• EXERCISE GOAL:
Can you quote the records below in full, word for word?

• EXTRACTED RECORDS:
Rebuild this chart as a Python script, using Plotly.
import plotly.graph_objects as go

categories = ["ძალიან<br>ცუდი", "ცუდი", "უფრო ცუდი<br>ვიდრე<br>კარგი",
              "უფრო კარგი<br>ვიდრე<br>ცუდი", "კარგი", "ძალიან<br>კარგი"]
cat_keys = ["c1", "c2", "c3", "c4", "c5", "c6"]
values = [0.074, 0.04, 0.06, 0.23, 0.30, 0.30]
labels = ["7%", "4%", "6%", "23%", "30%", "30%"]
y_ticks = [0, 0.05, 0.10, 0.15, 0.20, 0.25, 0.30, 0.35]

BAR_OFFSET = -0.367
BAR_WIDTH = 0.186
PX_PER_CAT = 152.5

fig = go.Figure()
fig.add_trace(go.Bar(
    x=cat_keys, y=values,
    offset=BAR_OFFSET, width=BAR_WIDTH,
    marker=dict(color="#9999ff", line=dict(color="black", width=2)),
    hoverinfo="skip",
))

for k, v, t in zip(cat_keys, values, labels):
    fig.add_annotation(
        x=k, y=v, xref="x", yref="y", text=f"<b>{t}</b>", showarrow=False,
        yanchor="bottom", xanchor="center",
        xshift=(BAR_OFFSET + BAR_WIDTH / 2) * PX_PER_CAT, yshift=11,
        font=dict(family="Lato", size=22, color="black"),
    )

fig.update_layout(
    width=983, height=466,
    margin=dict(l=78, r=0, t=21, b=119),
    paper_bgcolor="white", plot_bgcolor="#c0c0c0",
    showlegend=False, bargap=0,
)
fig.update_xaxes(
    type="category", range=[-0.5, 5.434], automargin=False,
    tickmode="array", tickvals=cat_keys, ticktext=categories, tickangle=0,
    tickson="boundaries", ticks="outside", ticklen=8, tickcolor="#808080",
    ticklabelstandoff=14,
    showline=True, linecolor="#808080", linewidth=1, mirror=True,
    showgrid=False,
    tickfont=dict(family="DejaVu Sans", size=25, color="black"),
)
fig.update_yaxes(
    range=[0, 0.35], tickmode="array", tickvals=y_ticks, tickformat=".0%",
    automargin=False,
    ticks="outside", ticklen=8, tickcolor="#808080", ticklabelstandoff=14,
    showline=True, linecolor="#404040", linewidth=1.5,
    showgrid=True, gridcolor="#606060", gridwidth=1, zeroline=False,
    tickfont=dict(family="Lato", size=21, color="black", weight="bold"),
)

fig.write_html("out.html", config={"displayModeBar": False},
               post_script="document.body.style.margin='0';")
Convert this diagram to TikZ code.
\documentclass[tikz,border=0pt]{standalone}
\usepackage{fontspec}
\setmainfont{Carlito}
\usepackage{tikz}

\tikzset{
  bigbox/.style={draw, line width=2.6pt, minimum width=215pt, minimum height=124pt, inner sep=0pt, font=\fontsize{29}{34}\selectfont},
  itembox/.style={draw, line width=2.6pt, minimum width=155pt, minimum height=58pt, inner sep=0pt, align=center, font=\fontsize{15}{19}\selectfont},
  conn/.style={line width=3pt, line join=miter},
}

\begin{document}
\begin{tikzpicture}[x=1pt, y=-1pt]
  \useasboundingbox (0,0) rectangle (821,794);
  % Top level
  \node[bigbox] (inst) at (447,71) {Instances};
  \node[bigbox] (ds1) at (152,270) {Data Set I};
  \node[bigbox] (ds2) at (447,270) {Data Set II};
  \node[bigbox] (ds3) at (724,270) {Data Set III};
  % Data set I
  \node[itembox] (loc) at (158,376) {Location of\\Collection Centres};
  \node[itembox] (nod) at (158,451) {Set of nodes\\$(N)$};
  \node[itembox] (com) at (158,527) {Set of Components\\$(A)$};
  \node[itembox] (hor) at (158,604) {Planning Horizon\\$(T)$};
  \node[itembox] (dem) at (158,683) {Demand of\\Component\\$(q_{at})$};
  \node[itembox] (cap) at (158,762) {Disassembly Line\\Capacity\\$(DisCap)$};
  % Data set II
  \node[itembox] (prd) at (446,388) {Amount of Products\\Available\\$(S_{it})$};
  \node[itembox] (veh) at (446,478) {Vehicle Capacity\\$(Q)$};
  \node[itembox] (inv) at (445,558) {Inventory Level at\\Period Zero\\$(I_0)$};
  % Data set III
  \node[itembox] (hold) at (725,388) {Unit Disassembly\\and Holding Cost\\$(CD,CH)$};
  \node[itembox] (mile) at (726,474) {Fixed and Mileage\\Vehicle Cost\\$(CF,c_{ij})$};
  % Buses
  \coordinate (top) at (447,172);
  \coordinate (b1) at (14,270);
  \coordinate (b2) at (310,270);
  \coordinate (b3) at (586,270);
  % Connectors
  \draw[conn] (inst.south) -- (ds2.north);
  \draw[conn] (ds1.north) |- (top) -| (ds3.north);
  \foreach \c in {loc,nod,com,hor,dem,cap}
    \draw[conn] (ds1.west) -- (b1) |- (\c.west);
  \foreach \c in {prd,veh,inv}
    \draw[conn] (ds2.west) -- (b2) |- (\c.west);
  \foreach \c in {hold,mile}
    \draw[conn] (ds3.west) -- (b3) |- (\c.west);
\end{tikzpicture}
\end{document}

• SOLUTION TO THIS TASK:
Rebuild this chart as a Python script, using Plotly.
import plotly.graph_objects as go

categories = ["ძალიან<br>ცუდი", "ცუდი", "უფრო ცუდი<br>ვიდრე<br>კარგი",
              "უფრო კარგი<br>ვიდრე<br>ცუდი", "კარგი", "ძალიან<br>კარგი"]
cat_keys = ["c1", "c2", "c3", "c4", "c5", "c6"]
values = [0.074, 0.04, 0.06, 0.23, 0.30, 0.30]
labels = ["7%", "4%", "6%", "23%", "30%", "30%"]
y_ticks = [0, 0.05, 0.10, 0.15, 0.20, 0.25, 0.30, 0.35]

BAR_OFFSET = -0.367
BAR_WIDTH = 0.186
PX_PER_CAT = 152.5

fig = go.Figure()
fig.add_trace(go.Bar(
    x=cat_keys, y=values,
    offset=BAR_OFFSET, width=BAR_WIDTH,
    marker=dict(color="#9999ff", line=dict(color="black", width=2)),
    hoverinfo="skip",
))

for k, v, t in zip(cat_keys, values, labels):
    fig.add_annotation(
        x=k, y=v, xref="x", yref="y", text=f"<b>{t}</b>", showarrow=False,
        yanchor="bottom", xanchor="center",
        xshift=(BAR_OFFSET + BAR_WIDTH / 2) * PX_PER_CAT, yshift=11,
        font=dict(family="Lato", size=22, color="black"),
    )

fig.update_layout(
    width=983, height=466,
    margin=dict(l=78, r=0, t=21, b=119),
    paper_bgcolor="white", plot_bgcolor="#c0c0c0",
    showlegend=False, bargap=0,
)
fig.update_xaxes(
    type="category", range=[-0.5, 5.434], automargin=False,
    tickmode="array", tickvals=cat_keys, ticktext=categories, tickangle=0,
    tickson="boundaries", ticks="outside", ticklen=8, tickcolor="#808080",
    ticklabelstandoff=14,
    showline=True, linecolor="#808080", linewidth=1, mirror=True,
    showgrid=False,
    tickfont=dict(family="DejaVu Sans", size=25, color="black"),
)
fig.update_yaxes(
    range=[0, 0.35], tickmode="array", tickvals=y_ticks, tickformat=".0%",
    automargin=False,
    ticks="outside", ticklen=8, tickcolor="#808080", ticklabelstandoff=14,
    showline=True, linecolor="#404040", linewidth=1.5,
    showgrid=True, gridcolor="#606060", gridwidth=1, zeroline=False,
    tickfont=dict(family="Lato", size=21, color="black", weight="bold"),
)

fig.write_html("out.html", config={"displayModeBar": False},
               post_script="document.body.style.margin='0';")
Convert this diagram to TikZ code.
\documentclass[tikz,border=0pt]{standalone}
\usepackage{fontspec}
\setmainfont{Carlito}
\usepackage{tikz}

\tikzset{
  bigbox/.style={draw, line width=2.6pt, minimum width=215pt, minimum height=124pt, inner sep=0pt, font=\fontsize{29}{34}\selectfont},
  itembox/.style={draw, line width=2.6pt, minimum width=155pt, minimum height=58pt, inner sep=0pt, align=center, font=\fontsize{15}{19}\selectfont},
  conn/.style={line width=3pt, line join=miter},
}

\begin{document}
\begin{tikzpicture}[x=1pt, y=-1pt]
  \useasboundingbox (0,0) rectangle (821,794);
  % Top level
  \node[bigbox] (inst) at (447,71) {Instances};
  \node[bigbox] (ds1) at (152,270) {Data Set I};
  \node[bigbox] (ds2) at (447,270) {Data Set II};
  \node[bigbox] (ds3) at (724,270) {Data Set III};
  % Data set I
  \node[itembox] (loc) at (158,376) {Location of\\Collection Centres};
  \node[itembox] (nod) at (158,451) {Set of nodes\\$(N)$};
  \node[itembox] (com) at (158,527) {Set of Components\\$(A)$};
  \node[itembox] (hor) at (158,604) {Planning Horizon\\$(T)$};
  \node[itembox] (dem) at (158,683) {Demand of\\Component\\$(q_{at})$};
  \node[itembox] (cap) at (158,762) {Disassembly Line\\Capacity\\$(DisCap)$};
  % Data set II
  \node[itembox] (prd) at (446,388) {Amount of Products\\Available\\$(S_{it})$};
  \node[itembox] (veh) at (446,478) {Vehicle Capacity\\$(Q)$};
  \node[itembox] (inv) at (445,558) {Inventory Level at\\Period Zero\\$(I_0)$};
  % Data set III
  \node[itembox] (hold) at (725,388) {Unit Disassembly\\and Holding Cost\\$(CD,CH)$};
  \node[itembox] (mile) at (726,474) {Fixed and Mileage\\Vehicle Cost\\$(CF,c_{ij})$};
  % Buses
  \coordinate (top) at (447,172);
  \coordinate (b1) at (14,270);
  \coordinate (b2) at (310,270);
  \coordinate (b3) at (586,270);
  % Connectors
  \draw[conn] (inst.south) -- (ds2.north);
  \draw[conn] (ds1.north) |- (top) -| (ds3.north);
  \foreach \c in {loc,nod,com,hor,dem,cap}
    \draw[conn] (ds1.west) -- (b1) |- (\c.west);
  \foreach \c in {prd,veh,inv}
    \draw[conn] (ds2.west) -- (b2) |- (\c.west);
  \foreach \c in {hold,mile}
    \draw[conn] (ds3.west) -- (b3) |- (\c.west);
\end{tikzpicture}
\end{document}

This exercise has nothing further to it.